Data excerpts:
◆ ◆ ◆ ◆ ◆

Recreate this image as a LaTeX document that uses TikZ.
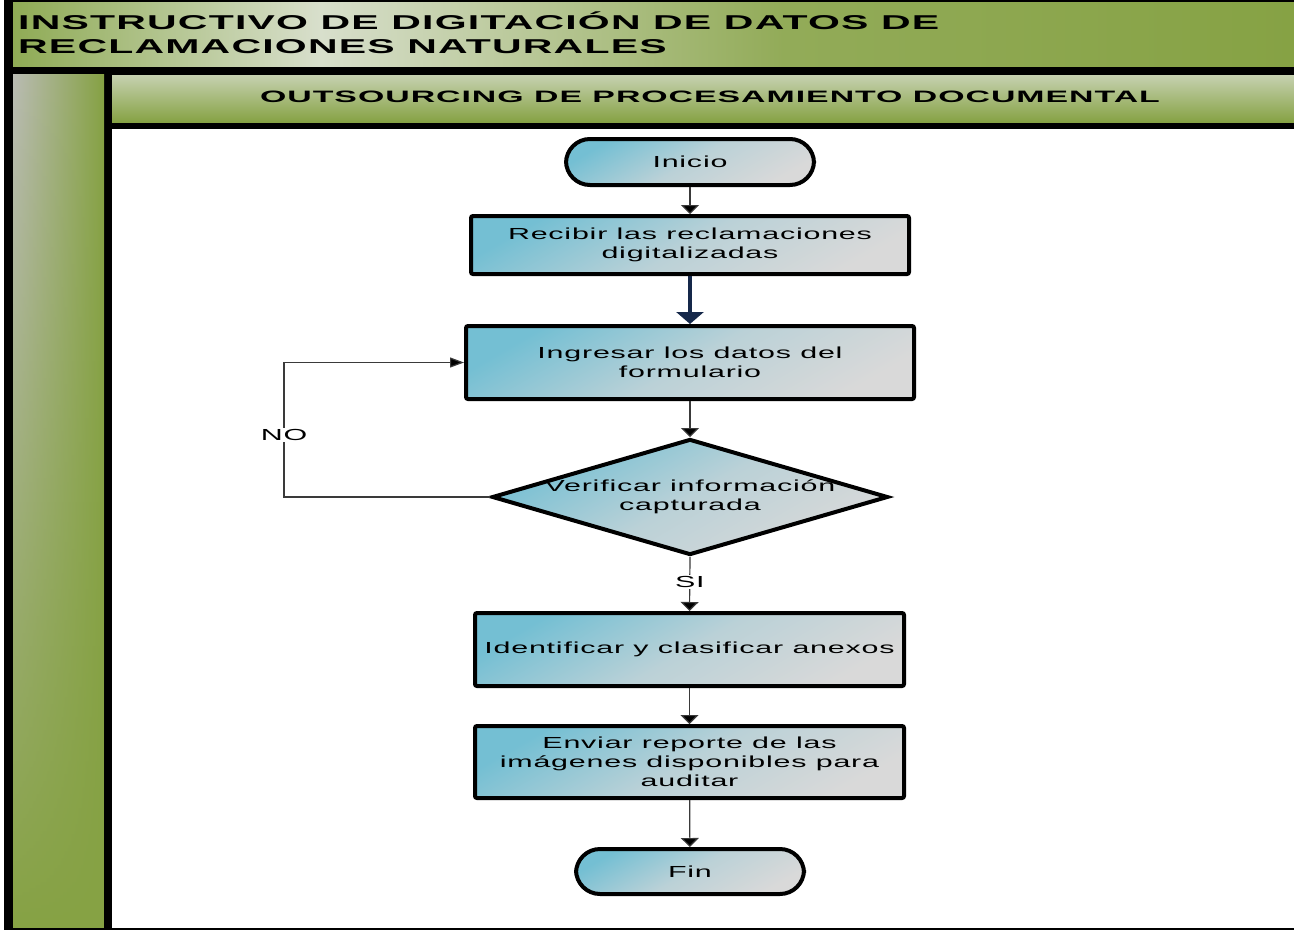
\documentclass[tikz,border=0pt]{standalone}
\usepackage{fontspec}
\setmainfont{Liberation Sans}[FakeStretch=1.9, LetterSpace=5]
\newfontfamily\headfont{Liberation Sans}[FakeStretch=2.05, LetterSpace=6]
\usetikzlibrary{arrows.meta,shapes.geometric,fadings}
\definecolor{gDark}{HTML}{86A244}
\definecolor{gLeft}{HTML}{8FAB55}
\definecolor{gLight}{HTML}{D8DFCC}
\definecolor{gTop}{HTML}{C6D1B0}
\definecolor{gGrey}{HTML}{BABCB4}
\definecolor{bBlue}{HTML}{74BFD3}
\definecolor{bGrey}{HTML}{D9D9D9}
\definecolor{navy}{HTML}{15284A}
\definecolor{lineGrey}{HTML}{3A3A3A}
\pgfdeclarehorizontalshading{titlesh}{100bp}{color(0bp)=(gLeft); color(25bp)=(gLeft); color(37bp)=(gLight); color(55bp)=(gDark!85!gLight); color(75bp)=(gDark); color(100bp)=(gDark)}
\tikzset{
  procbox/.style={draw=black, line width=4pt, rounded corners=2pt, top color=bBlue, bottom color=bGrey, middle color=bBlue!30!bGrey, shading angle=30, align=center, font=\fontsize{16}{19}\selectfont, inner sep=0pt},
  term/.style={procbox, rounded corners=24pt},
  arr/.style={draw=lineGrey, line width=1.2pt, -{Triangle[width=18pt,length=9pt,fill=black]}},
  harr/.style={draw=lineGrey, line width=1.2pt, -{Triangle[width=10pt,length=14pt,fill=black]}},
  thickarr/.style={draw=navy, line width=4pt, -{Triangle[width=27pt,length=12pt]}},
  lbl/.style={fill=white, inner sep=1pt, font=\fontsize{16}{19}\selectfont},
  headtxt/.style={font=\headfont\bfseries\fontsize{20}{24}\selectfont, align=left, inner sep=0pt, anchor=west},
  subtxt/.style={font=\headfont\bfseries\fontsize{16.5}{20}\selectfont, inner sep=0pt}
}
\begin{document}
\begin{tikzpicture}[x=1pt,y=-1pt]
\useasboundingbox (0,0) rectangle (1294,930);
% frame
\fill[black] (4,0) rectangle (1294,930);
\shade[shading=titlesh] (13,2) rectangle (1294,66);
\fill[gDark] (13,75) rectangle (104,928);
\shade[left color=gGrey, right color=gDark, path fading=south] (13,75) rectangle (104,928);
\shade[top color=gTop, bottom color=gDark] (112,75) rectangle (1294,122);
\fill[white] (112,129) rectangle (1294,928);
% titles
\node[headtxt] (title) at (18,32.5) {INSTRUCTIVO DE DIGITACIÓN DE DATOS DE\\RECLAMACIONES NATURALES};
\node[subtxt] (subtitle) at (710,97) {OUTSOURCING DE PROCESAMIENTO DOCUMENTAL};
% nodes
\node[term, minimum width=248pt, minimum height=46pt] (inicio) at (690,162) {Inicio};
\node[procbox, minimum width=438pt, minimum height=58pt] (recibir) at (690,245) {Recibir las reclamaciones\\digitalizadas};
\node[procbox, minimum width=448pt, minimum height=73pt] (ingresar) at (690,362.5) {Ingresar los datos del\\formulario};
\node[diamond, draw=black, line width=4pt, top color=bBlue, bottom color=bGrey, middle color=bBlue!30!bGrey, shading angle=30, minimum width=396pt, minimum height=116pt, inner sep=0pt] (verif) at (690,497) {};
\node[align=center, inner sep=0pt, font=\fontsize{16}{19}\selectfont] (veriftxt) at (verif.center) {Verificar información\\capturada};
\node[procbox, minimum width=429pt, minimum height=73pt] (identif) at (689.5,649.5) {Identificar y clasificar anexos};
\node[procbox, minimum width=429pt, minimum height=72pt] (enviar) at (689.5,762) {Enviar reporte de las\\imágenes disponibles para\\auditar};
\node[term, minimum width=228pt, minimum height=45pt] (fin) at (690,871.5) {Fin};
% connectors
\draw[arr] (inicio) -- (recibir);
\draw[thickarr] (recibir) -- (ingresar);
\draw[arr] (ingresar) -- (verif);
\coordinate (noturn) at (284,497);
\draw[harr] (verif.west) -- (noturn) -- node[lbl, pos=0.46] (nolbl) {NO} (noturn |- ingresar.west) -- (ingresar.west);
\draw[arr] (verif.south) -- node[lbl, pos=0.46] (silbl) {SI} (identif.north);
\draw[arr] (identif) -- (enviar);
\draw[arr] (enviar) -- (fin);
\end{tikzpicture}
\end{document}
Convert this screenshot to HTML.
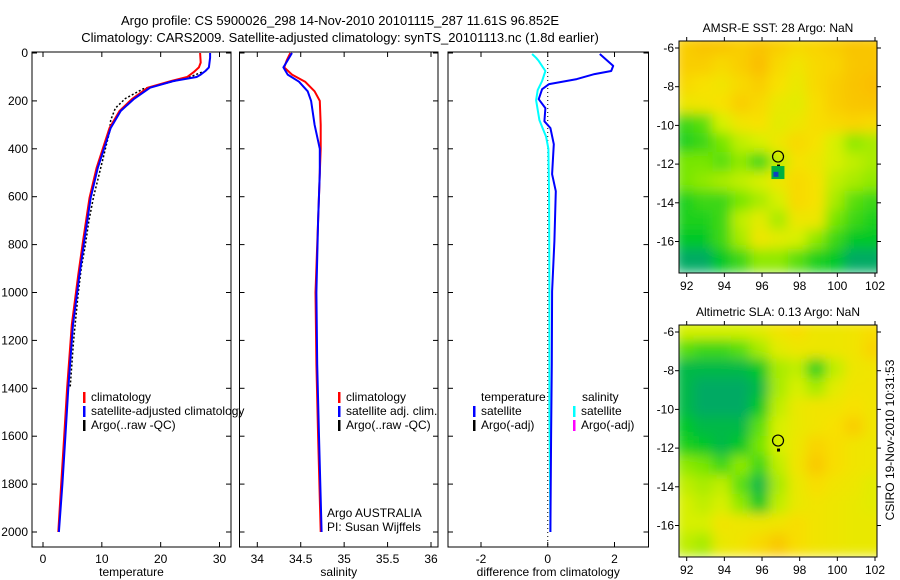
<!DOCTYPE html>
<html><head><meta charset="utf-8"><style>
html,body{margin:0;padding:0;background:#fff;width:900px;height:580px;overflow:hidden}
svg{display:block;font-family:"Liberation Sans",sans-serif}
text{font-size:12px;fill:#000}
</style></head><body>
<svg id="fig" width="900" height="580" viewBox="0 0 900 580">
<text x="340" y="25" text-anchor="middle" style="font-size:13px">Argo profile: CS 5900026_298 14-Nov-2010 20101115_287 11.61S 96.852E</text>
<text x="340" y="42" text-anchor="middle" style="font-size:13px">Climatology: CARS2009. Satellite-adjusted climatology: synTS_20101113.nc (1.8d earlier)</text>
<g id="p1"></g>
<g id="p2"></g>
<g id="p3"></g>
<g id="m1"></g>
<g id="m2"></g>
<text transform="translate(894,440) rotate(-90)" text-anchor="middle">CSIRO 19-Nov-2010 10:31:53</text>
</svg>
<script>
// ---- data ----
const depthTicks=[0,200,400,600,800,1000,1200,1400,1600,1800,2000];
const tempTicks=[0,10,20,30];
const salTicks=[34,34.5,35,35.5,36];
const diffTicks=[-2,0,2];
const tSatDepth=[0,20,60,75,90,100,117,145,193,242,313,397,481,605,786,925,1134,1400,1600,1800,2000];
const tSatVal=[28.4,28.4,28.2,27.6,26.8,26.1,22.2,18.2,15.4,13.2,11.5,10.4,9.3,8.1,7.0,6.2,5.1,4.3,3.8,3.3,2.7];
const tClimDepth=[0,40,60,80,100,117,145,193,242,313,397,481,605,786,925,1134,1400,1600,1800,2000];
const tClimVal=[26.7,26.8,26.5,25.6,24.5,21.8,17.8,15.1,13.0,11.3,10.2,9.1,7.9,6.8,6.0,4.9,4.1,3.6,3.1,2.6];
const tArgoDepth=[80,100,120,150,190,230,280,330,400,480,600,700,800,900,1000,1200,1400];
const tArgoVal=[27.0,25.0,22.0,17.0,14.0,12.3,11.5,11.3,10.6,9.8,8.6,7.8,7.2,6.5,6.0,5.2,4.6];
const sSatDepth=[0,30,60,90,120,160,200,300,400,500,700,1000,1300,1600,2000];
const sSatVal=[34.4,34.35,34.3,34.35,34.48,34.58,34.62,34.66,34.72,34.72,34.7,34.68,34.69,34.71,34.74];
const sClimDepth=[0,30,60,90,120,160,200,300,400,500,700,1000,1300,1600,2000];
const sClimVal=[34.38,34.34,34.31,34.4,34.55,34.66,34.72,34.73,34.73,34.72,34.7,34.67,34.68,34.7,34.73];
const dTDepth=[4,54,75,88,109,130,151,193,230,285,313,381,506,577,786,995,1300,1600,2000];
const dTVal=[1.56,1.96,1.9,1.4,0.87,0.04,-0.17,-0.27,-0.07,-0.1,0.08,0.18,0.13,0.24,0.2,0.13,0.12,0.1,0.08];
const dSDepth=[4,20,33,75,117,155,197,280,350,400,600,1000,1500,2000];
const dSVal=[-0.47,-0.35,-0.27,-0.07,-0.17,-0.3,-0.35,-0.25,-0.05,0.02,0.04,0.05,0.05,0.08];
const mapLons=[92,93,94,95,96,97,98,99,100,101,102];
const mapLats=[-6,-7,-8,-9,-10,-11,-12,-13,-14,-15,-16,-17];
const mapLonTicks=[92,94,96,98,100,102];
const mapLatTicks=[-6,-8,-10,-12,-14,-16];
const sstGrid=[
[.82,.86,.85,.82,.86,.82,.78,.8,.82,.86,.85],
[.82,.82,.78,.82,.88,.78,.72,.78,.8,.85,.86],
[.78,.75,.72,.78,.82,.75,.68,.78,.82,.86,.88],
[.7,.72,.75,.82,.78,.68,.65,.76,.82,.85,.86],
[.3,.35,.6,.72,.75,.65,.7,.76,.78,.8,.78],
[.25,.3,.4,.55,.6,.7,.78,.74,.6,.45,.5],
[.4,.4,.35,.45,.3,.55,.74,.7,.6,.55,.5],
[.4,.45,.5,.55,.6,.7,.78,.74,.55,.5,.45],
[.25,.3,.3,.4,.5,.6,.78,.74,.5,.35,.3],
[.25,.25,.3,.55,.65,.5,.7,.7,.4,.3,.25],
[.2,.2,.3,.5,.7,.65,.6,.45,.3,.2,.2],
[.1,.1,.2,.3,.45,.45,.35,.25,.2,.1,.1]];
const slaGrid=[
[.6,.6,.6,.6,.65,.72,.76,.7,.7,.72,.76],
[.35,.3,.3,.35,.5,.65,.7,.7,.7,.72,.8],
[.15,.15,.15,.15,.2,.5,.55,.25,.55,.7,.72],
[.15,.1,.1,.1,.15,.5,.6,.5,.65,.72,.72],
[.15,.1,.1,.1,.2,.55,.68,.72,.72,.75,.72],
[.2,.15,.15,.15,.35,.6,.68,.72,.75,.82,.72],
[.25,.2,.15,.2,.4,.6,.7,.8,.76,.72,.7],
[.45,.4,.3,.45,.3,.55,.72,.84,.76,.72,.7],
[.55,.5,.55,.35,.15,.5,.68,.76,.72,.7,.65],
[.6,.55,.6,.45,.2,.55,.68,.72,.7,.68,.65],
[.6,.6,.72,.7,.7,.72,.76,.72,.7,.68,.68],
[.55,.5,.68,.72,.78,.84,.76,.72,.7,.68,.68]];
const floatLon=96.85, floatLat=-11.61;

const NS='http://www.w3.org/2000/svg';
function mk(parent,tag,attrs,txt){const e=document.createElementNS(NS,tag);for(const k in attrs)e.setAttribute(k,attrs[k]);if(txt!==undefined)e.textContent=txt;parent.appendChild(e);return e;}
const yD=d=>53+d*0.2395;
function lin(d0,p0,d1,p1){return v=>p0+(v-d0)*(p1-p0)/(d1-d0);}

function panel(g,x0,x1,xs,ticks,fmt,xlabel,showDepth){
  const r=mk(g,'rect',{x:x0,y:52,width:x1-x0,height:495,fill:'none',stroke:'#000','stroke-width':1});
  
  
  ticks.forEach(t=>{const x=xs(t);
    mk(g,'line',{x1:x,y1:547,x2:x,y2:542,stroke:'#000'});
    mk(g,'line',{x1:x,y1:52,x2:x,y2:57,stroke:'#000'});
    const tx=mk(g,'text',{x:x,y:563,'text-anchor':'middle'},fmt(t));
    
    });
  const xl=mk(g,'text',{x:(x0+x1)/2,y:576,'text-anchor':'middle'},xlabel);
  
  
  depthTicks.forEach(d=>{const y=yD(d);
    mk(g,'line',{x1:x0,y1:y,x2:x0+5,y2:y,stroke:'#000'});
    mk(g,'line',{x1:x1,y1:y,x2:x1-5,y2:y,stroke:'#000'});
    if(showDepth){const t=mk(g,'text',{x:x0-4,y:y+4,'text-anchor':'end'},d);
      
      }});
}
function line(g,xs,ds,vs,color,w,name,dash){
  const pts=ds.map((d,i)=>xs(vs[i]).toFixed(1)+','+yD(d).toFixed(1)).join(' ');
  const a={points:pts,fill:'none',stroke:color,'stroke-width':w,'stroke-linejoin':'round'};
  if(dash)a['stroke-dasharray']=dash;
  const p=mk(g,'polyline',a);
  
  
}
function legend(g,x,y,items){
  items.forEach((it,i)=>{
    mk(g,'rect',{x:x,y:y+i*14-9,width:2.5,height:11,fill:it[1]});
    const t=mk(g,'text',{x:x+8,y:y+i*14},it[0]);
    
    
  });
}
// panel 1
const p1=document.getElementById('p1');
const xT=lin(0,43,30,219.5);
panel(p1,32,231,xT,tempTicks,v=>v,'temperature',true);
line(p1,xT,tArgoDepth,tArgoVal,'#000',1.5,'argo-temperature-line','2 2');
line(p1,xT,tClimDepth,tClimVal,'#f00',2,'climatology-temperature-line');
line(p1,xT,tSatDepth,tSatVal,'#00f',2,'satellite-temperature-line');
mk(p1,'rect',{x:232,y:395,width:6,height:40,fill:'#fff'});
legend(p1,83,401,[['climatology','#f00'],['satellite-adjusted climatology','#00f'],['Argo(..raw -QC)','#000']]);
// panel 2
const p2=document.getElementById('p2');
const xS=lin(34,257.3,36,431);
panel(p2,239.5,438,xS,salTicks,v=>v,'salinity',false);
line(p2,xS,sClimDepth,sClimVal,'#f00',2,'climatology-salinity-line');
line(p2,xS,sSatDepth,sSatVal,'#00f',2,'satellite-salinity-line');
legend(p2,338,401,[['climatology','#f00'],['satellite adj. clim.','#00f'],['Argo(..raw -QC)','#000']]);
const a1=mk(p2,'text',{x:327,y:517},'Argo AUSTRALIA');
const a2=mk(p2,'text',{x:327,y:531},'PI: Susan Wijffels');
// panel 3
const p3=document.getElementById('p3');
const xDf=lin(-2,481,2,614.5);
panel(p3,448,648.5,xDf,diffTicks,v=>v,'difference from climatology',false);
mk(p3,'line',{x1:xDf(0),y1:52,x2:xDf(0),y2:547,stroke:'#000','stroke-dasharray':'1 3'});
line(p3,xDf,dSDepth,dSVal,'#0ff',2,'salinity-difference-line');
line(p3,xDf,dTDepth,dTVal,'#00f',2,'temperature-difference-line');
const lt=mk(p3,'text',{x:481,y:401},'temperature');
const ls=mk(p3,'text',{x:582,y:401},'salinity');
legend(p3,473,415,[['satellite','#00f'],['Argo(-adj)','#000']]);
legend(p3,573,415,[['satellite','#0ff'],['Argo(-adj)','#f0f']]);
// maps
function col(v){
  const st=[[0.1,[0,170,100]],[0.2,[0,200,40]],[0.4,[120,230,0]],[0.6,[215,240,0]],[0.75,[248,225,0]],[0.9,[250,185,0]]];
  if(v<=st[0][0])return 'rgb('+st[0][1]+')';
  for(let i=1;i<st.length;i++){if(v<=st[i][0]){const f=(v-st[i-1][0])/(st[i][0]-st[i-1][0]);
    const c=st[i-1][1].map((a,k)=>Math.round(a+(st[i][1][k]-a)*f));return 'rgb('+c+')';}}
  return 'rgb('+st[st.length-1][1]+')';
}
function map(id,top,title,grid){
  const g=document.getElementById(id);
  const x0=679,x1=877,y1=top+232;
  const xL=lin(92,686.7,102,875), yL=lin(-6,top+7,-16,top+200.5);
  const cid='clip'+id;
  const cp=mk(g,'clipPath',{id:cid});mk(cp,'rect',{x:x0,y:top,width:x1-x0,height:232});
  const hg=mk(g,'g',{'clip-path':'url(#'+cid+')'});
  const cells=mk(hg,'g',{filter:'url(#blur)'});
  grid.forEach((row,r)=>row.forEach((v,c)=>{
    const cx=xL(mapLons[c]), cy=yL(mapLats[r]);
    const cell=mk(cells,'rect',{x:cx-12,y:cy-12,width:24,height:24,fill:col(v)});
    
    
  }));
  mk(g,'rect',{x:x0,y:top,width:x1-x0,height:232,fill:'none',stroke:'#000'});
  mapLonTicks.forEach(l=>{const x=xL(l);mk(g,'line',{x1:x,y1:y1,x2:x,y2:y1+4,stroke:'#000'});mk(g,'line',{x1:x,y1:top,x2:x,y2:top-4,stroke:'#000'});
    const t=mk(g,'text',{x:x,y:y1+17,'text-anchor':'middle'},l);});
  mapLatTicks.forEach(l=>{const y=yL(l);mk(g,'line',{x1:x0,y1:y,x2:x0-4,y2:y,stroke:'#000'});mk(g,'line',{x1:x1,y1:y,x2:x1+4,y2:y,stroke:'#000'});
    const t=mk(g,'text',{x:x0-5,y:y+4,'text-anchor':'end'},l);});
  const tt=mk(g,'text',{x:(x0+x1)/2,y:top-9,'text-anchor':'middle'},title);
  
  
  const c=mk(g,'circle',{cx:xL(floatLon),cy:yL(floatLat),r:5.5,fill:'none',stroke:'#000','stroke-width':1.2});
  
  
  mk(g,'rect',{x:xL(floatLon)-1,y:yL(floatLat)+8,width:3,height:3,fill:'#000'});
}
const defs=mk(document.getElementById('fig'),'defs',{});
const f=mk(defs,'filter',{id:'blur',x:'-5%',y:'-5%',width:'110%',height:'110%'});
mk(f,'feGaussianBlur',{stdDeviation:6});
map('m1',41,'AMSR-E SST: 28 Argo: NaN',sstGrid);
map('m2',325,'Altimetric SLA: 0.13 Argo: NaN',slaGrid);
// dark pixels near float in SST map
(function(){const g=document.getElementById('m1');const xL=lin(92,686.7,102,875), yL=lin(-6,48,-16,241.5);
  mk(g,'rect',{x:xL(96.5),y:yL(-12.1),width:13,height:13,fill:'#00b040'});
  mk(g,'rect',{x:xL(96.5)+2,y:yL(-12.4),width:5,height:5,fill:'#1040c0'});})();
</script>
</body></html>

◆ ◆ ◆ ◆ ◆

Find every line that includes the string "this". Report how many there are and nothing else.

Task output:
2